While we don't think that we are in any way uniquely qualified to forecast precisely how this crisis is going to play out, it's worth discussing what we're seeing right now and how we have positioned ourselves to address the current environment. As a general overview, the key themes that we'll address today during the call are first, operating fundamentals, second, balance sheet exposure and assets to capital, third, our development pipeline, and finally, the status of new investment opportunities.
First, in terms of fundamentals, whether looking at our third quarter operating results or our current collections data, we're not yet seeing a material softening in our fundamentals commensurate with the newspaper headlines. We expect that several factors are at work here.
First of all, our core portfolio consists primarily high-barrier-to-entry assets in supply constrained markets. Over the past several years we've aggressively called our portfolio by selling off the bottom half of it and rotating into high-barrier-to-entry, supply constrained properties in strong markets. Today, the vast majority of our properties are well located and anchored by either necessity based grocery and drug tenants or value oriented discounters.
Even in a softening economy, these types of tenants, especially the super markets and discounters, often experience positive same-store results and gain market share. Even for those tenants who are slowing their expansion or shrinking elsewhere in the country, because of the tight supply of real estate in our markets, they seem to retain their locations more often than not.

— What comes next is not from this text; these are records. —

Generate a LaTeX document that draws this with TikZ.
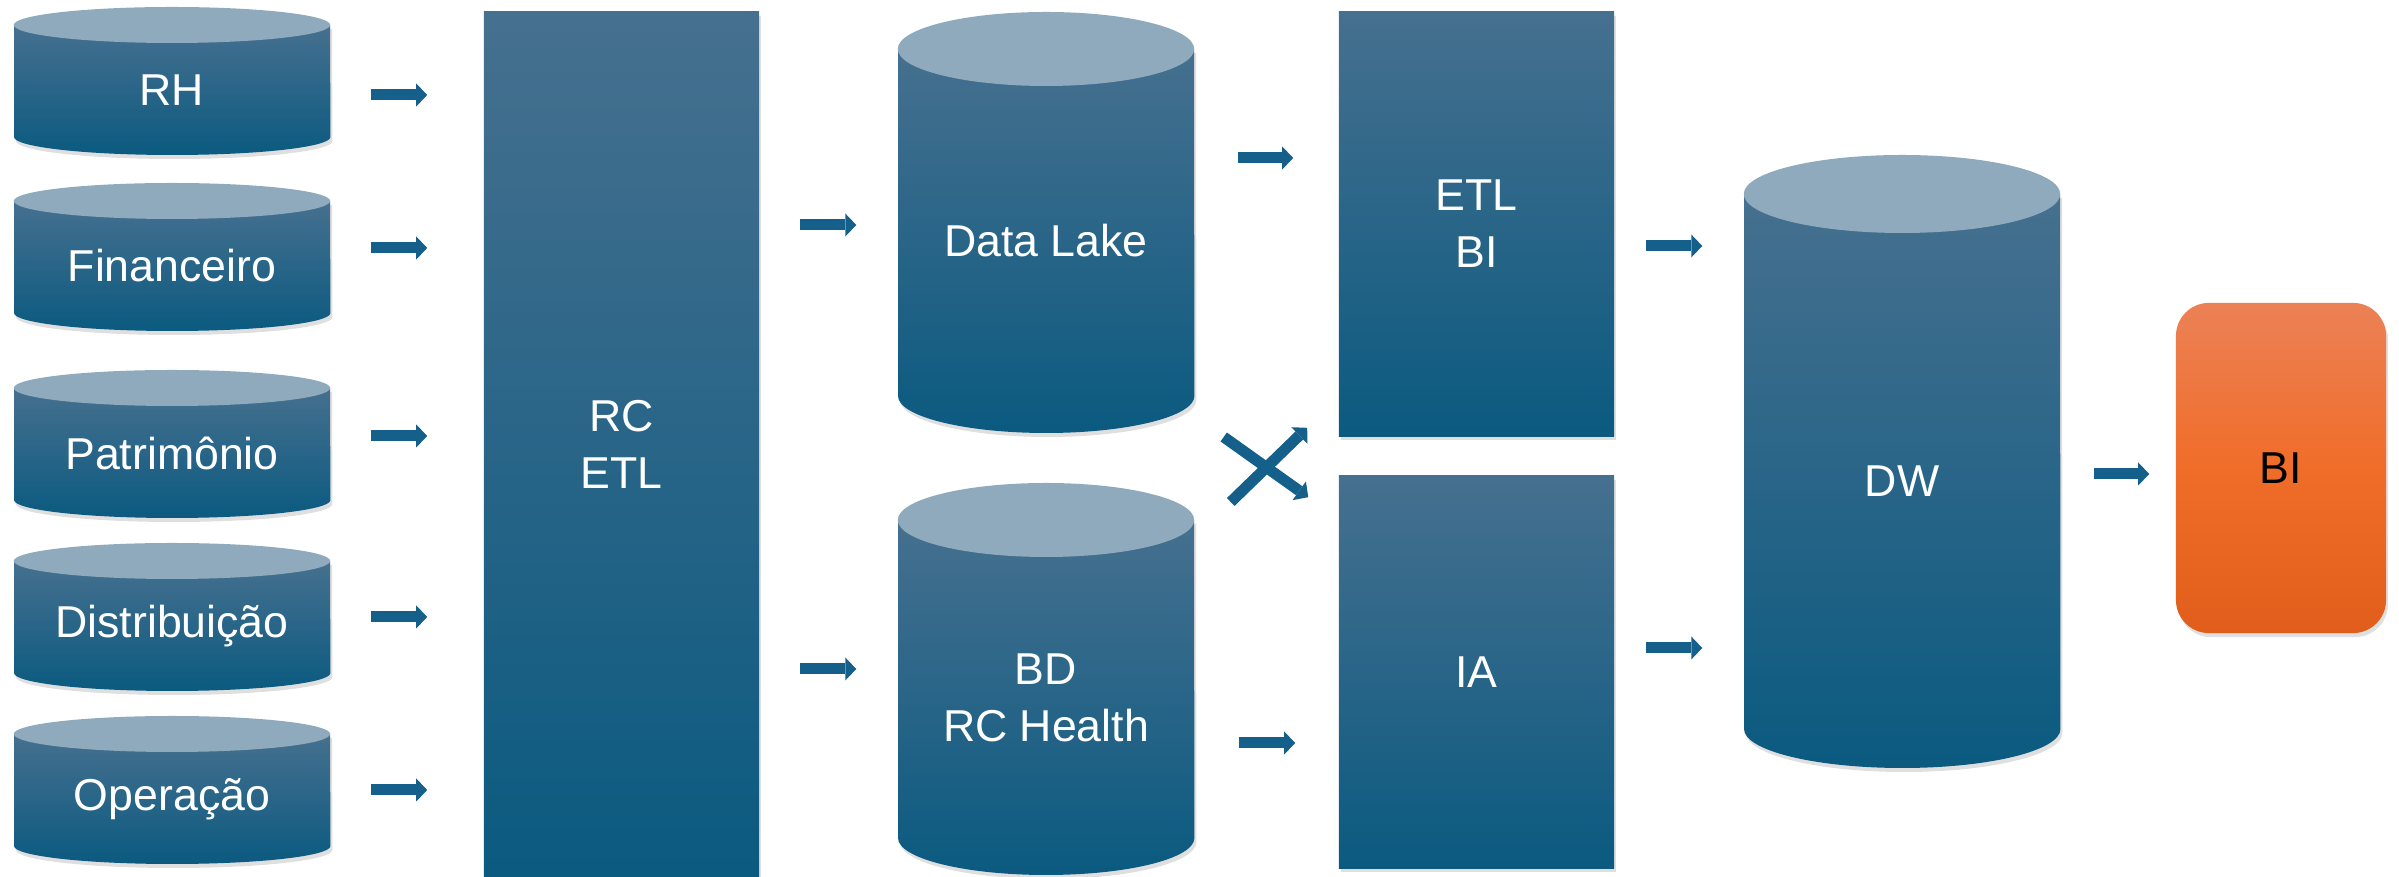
\documentclass[tikz,border=0pt]{standalone}
\usepackage{fontspec}
\setmainfont{Liberation Sans}
\usepackage{tikz}
\usetikzlibrary{arrows.meta, calc, shadows}
\usepackage{xcolor}
\definecolor{deepblue}{HTML}{0B5A80}
\definecolor{steelblue}{HTML}{46708F}
\definecolor{lidblue}{HTML}{8EAABC}
\definecolor{arrowblue}{HTML}{15608A}
\definecolor{orangetop}{HTML}{EC8156}
\definecolor{orangemid}{HTML}{F06D29}
\definecolor{orangebot}{HTML}{E05D1B}
\tikzset{
  soft/.style={drop shadow={opacity=0.25, shadow xshift=0.02cm,
               shadow yshift=-0.04cm}},
  body/.style={top color=steelblue, bottom color=deepblue},
  lid/.style={fill=lidblue},
  dbtext/.style={inner sep=0pt, align=center, text=white,
                 font=\fontsize{12.7}{16.2}\selectfont},
  stage/.style={rectangle, body, soft, inner sep=0pt, align=center,
                text=white, font=\fontsize{12.7}{16.2}\selectfont},
  report/.style={rectangle, rounded corners=0.33cm, top color=orangetop,
                 bottom color=orangebot, middle color=orangemid, soft,
                 inner sep=0pt, align=center, text=black,
                 font=\fontsize{12.7}{16.2}\selectfont},
  flow/.style={arrowblue, line width=0.11cm,
               -{Triangle[length=0.11cm, width=0.23cm, line width=0pt]}},
}
% name, left, top, width, height, lid radius, text
\newcommand{\dbcyl}[7]{%
  \shade[body, soft] (#2,#3+#6) -- (#2,#3+#5-#6)
    arc[start angle=180, end angle=360, x radius=#4*0.005cm, y radius=#6*0.01cm]
    -- (#2+#4,#3+#6) -- cycle;
  \fill[lid] (#2+#4/2,#3+#6) ellipse[x radius=#4*0.005cm, y radius=#6*0.01cm];
  \node[dbtext, minimum width=#4*0.01cm] (#1) at (#2+#4/2,#3+#5/2+#6/2) {#7};
}

\begin{document}
\begin{tikzpicture}[x=0.01cm, y=-0.01cm]

  \useasboundingbox (0,0) rectangle (2399,877);

  %% --- SOURCES ---
  \foreach \nm/\tp/\txt in {rh/7/RH, fin/183/Financeiro, pat/370/Patrimônio,
                            dist/543/Distribuição, oper/716/Operação}{
    \dbcyl{\nm}{14}{\tp}{316}{148}{18}{\txt}
  }

  %% RC ETL
  \node[stage, minimum width=2.75cm, minimum height=8.65cm]
    (etl) at (621.5,444.5) {RC\\ETL};

  \foreach \nm/\dy in {rh/5, fin/-18, pat/-17, dist/-9, oper/-9}{
    \draw[flow] ($(\nm.east)+(40,\dy)$) -- ($(\nm.east -| etl.west)+(-56,\dy)$);
  }

  %% --- STORAGE ---
  \dbcyl{lake}{898}{12}{296}{421}{37}{Data Lake}
  \dbcyl{health}{898}{483}{296}{392}{37}{BD\\RC Health}

  \draw[flow] ($(etl.east)+(40,-219.5)$) -- ($(etl.east -| lake.west)+(-41,-219.5)$);
  \draw[flow] ($(etl.east)+(40,224.5)$) -- ($(etl.east -| health.west)+(-41,224.5)$);

  %% --- PROCESSING ---
  \node[stage, minimum width=2.75cm, minimum height=4.24cm]
    (etlbi) at (1476.5,224) {ETL\\BI};
  \node[stage, minimum width=2.75cm, minimum height=3.92cm]
    (ia) at (1476.5,672) {IA};

  \draw[flow] ($(lake.east)+(43,-83)$) -- ($(lake.east -| etlbi.west)+(-45,-83)$);
  \draw[flow] ($(health.east)+(44,45.5)$) -- ($(health.east -| ia.west)+(-43,45.5)$);

  %% crossing
  \draw[flow] ($(lake.east)+(29,196)$) -- ($(ia.north west)+(-30,22)$);
  \draw[flow] ($(health.east)+(36,-195.5)$) -- ($(etlbi.south west)+(-31,-9)$);

  %% --- WAREHOUSE + BI ---
  \dbcyl{dw}{1744}{155}{316}{613}{39}{DW}
  \node[report, minimum width=2.10cm, minimum height=3.30cm]
    (bi) at (2281,468) {BI};

  \draw[flow] ($(etlbi.east)+(31,22)$) -- ($(etlbi.east -| dw.west)+(-41,22)$);
  \draw[flow] ($(ia.east)+(31,-24)$) -- ($(ia.east -| dw.west)+(-41,-24)$);
  \draw[flow] ($(dw.east)+(33,-7)$) -- ($(dw.east -| bi.west)+(-26,-7)$);

\end{tikzpicture}
\end{document}
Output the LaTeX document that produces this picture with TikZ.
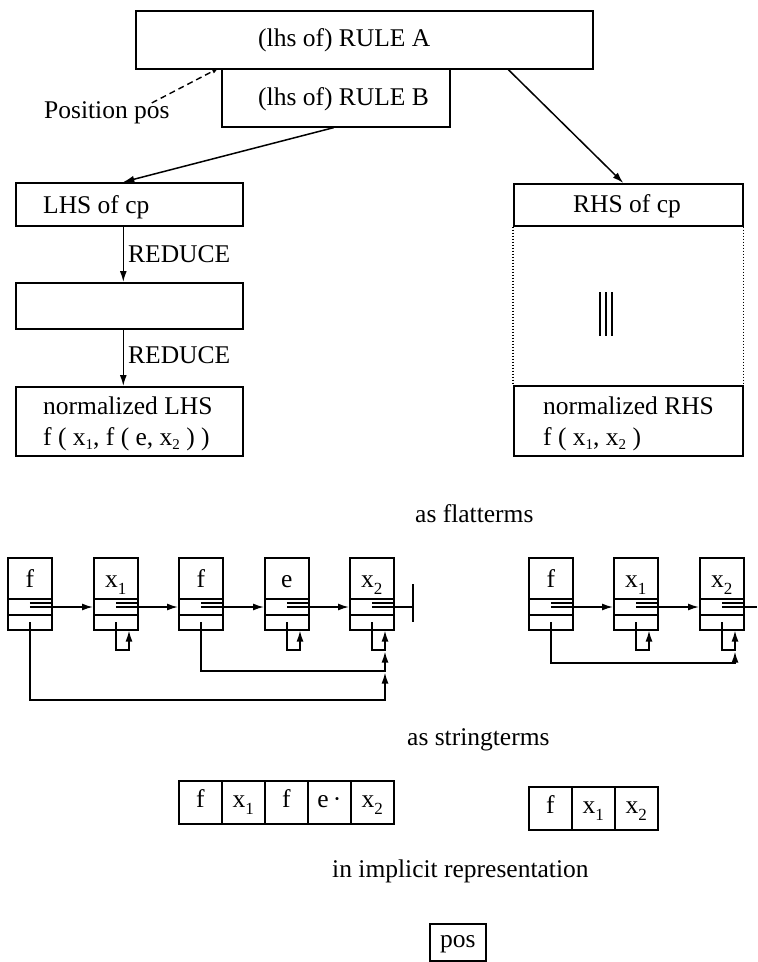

That being said, for many retailers, this has been one of the most difficult years in a long time, and we doubt that 2009 will be any easier for those tenants. We remain very caution as to retailer performance in general and don't expect any portfolios to be immune to what could be a longer-term and severe consumer slow down.
Finally, as relates to fundamentals, we need to recognize that to some extent, we're looking at lagging indicators. While our experience tells us that higher quality locations tend to out perform both in terms of operating performance as well as value retention, only time will tell just how resilient any one's portfolio will be.
The second component, balance sheet and access to capital. It's clear that debt is very scarce and expensive right now, especially for larger transactions. Balance sheet metric, strong access to debt and equity and limited debt maturity are going to continue to be of increased importance.